(Code that draws figures)
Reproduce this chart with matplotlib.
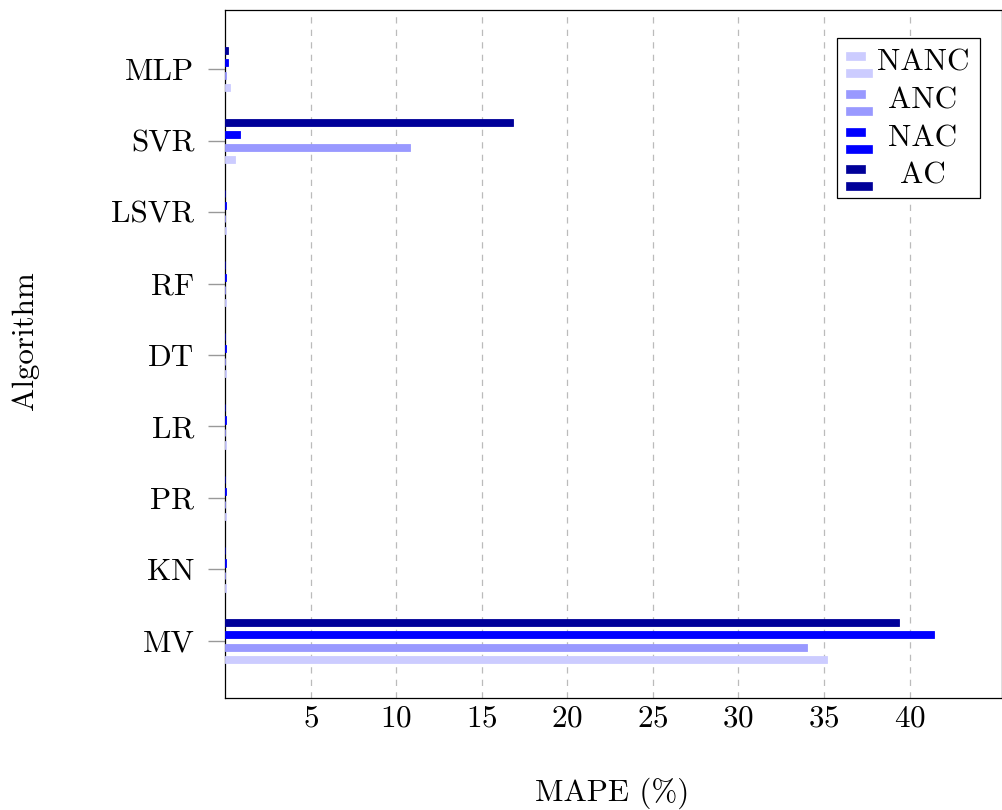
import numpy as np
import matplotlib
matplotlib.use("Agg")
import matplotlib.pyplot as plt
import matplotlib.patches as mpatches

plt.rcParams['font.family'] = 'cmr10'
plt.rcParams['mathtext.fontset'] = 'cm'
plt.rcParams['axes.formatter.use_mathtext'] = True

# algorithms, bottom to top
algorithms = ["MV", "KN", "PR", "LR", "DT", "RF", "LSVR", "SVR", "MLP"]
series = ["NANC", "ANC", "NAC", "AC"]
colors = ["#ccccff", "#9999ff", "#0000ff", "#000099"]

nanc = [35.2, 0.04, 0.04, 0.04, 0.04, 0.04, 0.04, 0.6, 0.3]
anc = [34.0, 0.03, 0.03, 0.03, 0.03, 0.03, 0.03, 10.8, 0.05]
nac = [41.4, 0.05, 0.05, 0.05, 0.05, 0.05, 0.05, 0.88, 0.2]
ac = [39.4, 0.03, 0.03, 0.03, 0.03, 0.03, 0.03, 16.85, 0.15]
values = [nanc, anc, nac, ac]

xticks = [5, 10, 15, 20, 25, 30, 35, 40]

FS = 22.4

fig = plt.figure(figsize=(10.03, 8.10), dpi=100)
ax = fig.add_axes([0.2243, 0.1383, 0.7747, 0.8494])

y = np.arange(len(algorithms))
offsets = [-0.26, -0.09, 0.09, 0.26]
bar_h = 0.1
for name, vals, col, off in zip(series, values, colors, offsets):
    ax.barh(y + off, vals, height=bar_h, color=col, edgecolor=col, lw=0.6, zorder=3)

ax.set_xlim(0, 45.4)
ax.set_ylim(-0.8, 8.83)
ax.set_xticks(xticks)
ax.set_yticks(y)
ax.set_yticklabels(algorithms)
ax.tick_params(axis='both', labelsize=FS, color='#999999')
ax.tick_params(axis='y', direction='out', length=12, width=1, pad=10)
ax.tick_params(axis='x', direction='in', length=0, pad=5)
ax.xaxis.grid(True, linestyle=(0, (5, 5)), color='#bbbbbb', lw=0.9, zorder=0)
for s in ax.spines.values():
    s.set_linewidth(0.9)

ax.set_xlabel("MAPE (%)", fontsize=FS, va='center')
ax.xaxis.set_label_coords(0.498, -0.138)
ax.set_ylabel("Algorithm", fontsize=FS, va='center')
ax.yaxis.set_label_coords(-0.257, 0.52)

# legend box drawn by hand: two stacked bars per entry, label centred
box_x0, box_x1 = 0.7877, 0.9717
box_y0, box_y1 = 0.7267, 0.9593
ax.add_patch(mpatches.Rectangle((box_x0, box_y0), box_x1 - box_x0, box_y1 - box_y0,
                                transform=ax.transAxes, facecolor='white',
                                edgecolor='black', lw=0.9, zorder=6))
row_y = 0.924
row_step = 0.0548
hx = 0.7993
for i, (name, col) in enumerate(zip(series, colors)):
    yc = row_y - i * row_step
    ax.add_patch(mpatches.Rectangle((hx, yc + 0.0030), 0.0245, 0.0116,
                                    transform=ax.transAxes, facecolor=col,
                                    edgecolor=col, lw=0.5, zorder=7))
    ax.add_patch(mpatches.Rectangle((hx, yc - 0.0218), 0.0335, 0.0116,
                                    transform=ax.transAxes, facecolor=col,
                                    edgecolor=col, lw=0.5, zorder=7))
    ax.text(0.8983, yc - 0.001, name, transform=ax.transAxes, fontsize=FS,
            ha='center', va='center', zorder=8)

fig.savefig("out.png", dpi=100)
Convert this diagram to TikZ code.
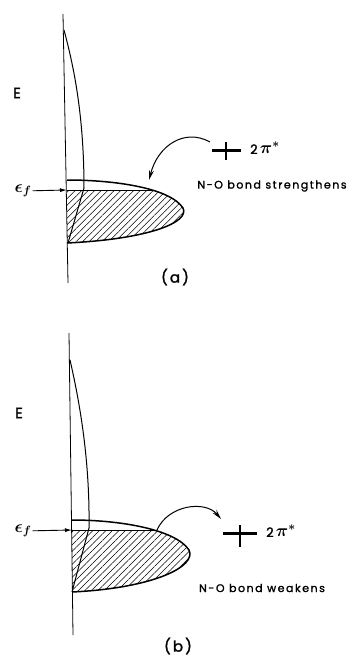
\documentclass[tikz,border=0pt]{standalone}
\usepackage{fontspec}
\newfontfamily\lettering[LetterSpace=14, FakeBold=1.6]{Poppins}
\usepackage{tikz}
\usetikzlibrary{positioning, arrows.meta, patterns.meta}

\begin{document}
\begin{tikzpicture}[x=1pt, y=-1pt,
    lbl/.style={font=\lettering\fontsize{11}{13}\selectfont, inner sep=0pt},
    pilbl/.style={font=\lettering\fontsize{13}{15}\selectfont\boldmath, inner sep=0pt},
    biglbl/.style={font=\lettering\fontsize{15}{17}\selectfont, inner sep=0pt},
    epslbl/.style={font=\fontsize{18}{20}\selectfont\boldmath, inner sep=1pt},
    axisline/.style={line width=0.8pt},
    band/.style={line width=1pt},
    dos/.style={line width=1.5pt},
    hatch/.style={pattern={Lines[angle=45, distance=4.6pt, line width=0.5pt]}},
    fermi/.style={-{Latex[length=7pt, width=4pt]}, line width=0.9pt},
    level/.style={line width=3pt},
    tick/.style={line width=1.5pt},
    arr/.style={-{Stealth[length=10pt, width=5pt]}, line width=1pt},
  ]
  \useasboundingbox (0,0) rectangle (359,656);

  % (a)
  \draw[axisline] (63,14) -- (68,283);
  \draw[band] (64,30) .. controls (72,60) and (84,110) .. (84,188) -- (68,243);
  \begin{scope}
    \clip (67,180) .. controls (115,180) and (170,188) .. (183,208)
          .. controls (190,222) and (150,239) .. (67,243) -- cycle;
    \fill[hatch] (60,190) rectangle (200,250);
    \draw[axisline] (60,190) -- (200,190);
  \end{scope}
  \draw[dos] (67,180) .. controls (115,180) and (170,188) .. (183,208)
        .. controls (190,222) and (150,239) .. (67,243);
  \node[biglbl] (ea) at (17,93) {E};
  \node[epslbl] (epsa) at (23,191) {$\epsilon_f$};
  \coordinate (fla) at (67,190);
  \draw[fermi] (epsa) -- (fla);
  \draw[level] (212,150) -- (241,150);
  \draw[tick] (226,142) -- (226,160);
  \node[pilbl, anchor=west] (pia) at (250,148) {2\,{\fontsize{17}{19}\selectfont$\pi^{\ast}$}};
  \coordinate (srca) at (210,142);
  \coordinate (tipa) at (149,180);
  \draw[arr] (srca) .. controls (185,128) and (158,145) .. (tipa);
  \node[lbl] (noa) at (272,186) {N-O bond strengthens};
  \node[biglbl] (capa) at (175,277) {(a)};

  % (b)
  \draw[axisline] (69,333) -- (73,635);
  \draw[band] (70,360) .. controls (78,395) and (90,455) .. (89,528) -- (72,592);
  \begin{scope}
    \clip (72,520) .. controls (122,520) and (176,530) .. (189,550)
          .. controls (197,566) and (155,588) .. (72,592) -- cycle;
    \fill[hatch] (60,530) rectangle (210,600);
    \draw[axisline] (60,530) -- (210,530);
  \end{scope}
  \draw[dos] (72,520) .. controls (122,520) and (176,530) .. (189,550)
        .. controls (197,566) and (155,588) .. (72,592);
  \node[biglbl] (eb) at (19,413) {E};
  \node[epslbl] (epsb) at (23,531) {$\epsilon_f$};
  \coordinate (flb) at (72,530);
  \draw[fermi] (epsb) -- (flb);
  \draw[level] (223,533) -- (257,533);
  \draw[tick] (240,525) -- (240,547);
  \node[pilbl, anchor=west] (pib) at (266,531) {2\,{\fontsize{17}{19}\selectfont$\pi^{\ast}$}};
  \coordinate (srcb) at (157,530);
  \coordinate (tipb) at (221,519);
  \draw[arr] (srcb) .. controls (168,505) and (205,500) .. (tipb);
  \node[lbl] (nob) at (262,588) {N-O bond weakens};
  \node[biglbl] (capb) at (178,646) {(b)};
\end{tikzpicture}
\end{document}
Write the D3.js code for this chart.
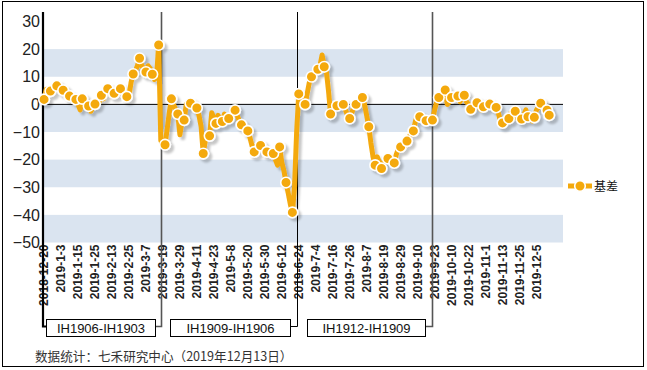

Work instructions -> Print out, exactly and with nothing added, the lines starting at the line holding "Convert this diagram to TikZ code." and ending at the line holding "(0,0) rectangle (359,656);", minus any pictures.

Solved problem ->
Convert this diagram to TikZ code.
\documentclass[tikz,border=0pt]{standalone}
\usepackage{fontspec}
\newfontfamily\lettering[LetterSpace=14, FakeBold=1.6]{Poppins}
\usepackage{tikz}
\usetikzlibrary{positioning, arrows.meta, patterns.meta}

\begin{document}
\begin{tikzpicture}[x=1pt, y=-1pt,
    lbl/.style={font=\lettering\fontsize{11}{13}\selectfont, inner sep=0pt},
    pilbl/.style={font=\lettering\fontsize{13}{15}\selectfont\boldmath, inner sep=0pt},
    biglbl/.style={font=\lettering\fontsize{15}{17}\selectfont, inner sep=0pt},
    epslbl/.style={font=\fontsize{18}{20}\selectfont\boldmath, inner sep=1pt},
    axisline/.style={line width=0.8pt},
    band/.style={line width=1pt},
    dos/.style={line width=1.5pt},
    hatch/.style={pattern={Lines[angle=45, distance=4.6pt, line width=0.5pt]}},
    fermi/.style={-{Latex[length=7pt, width=4pt]}, line width=0.9pt},
    level/.style={line width=3pt},
    tick/.style={line width=1.5pt},
    arr/.style={-{Stealth[length=10pt, width=5pt]}, line width=1pt},
  ]
  \useasboundingbox (0,0) rectangle (359,656);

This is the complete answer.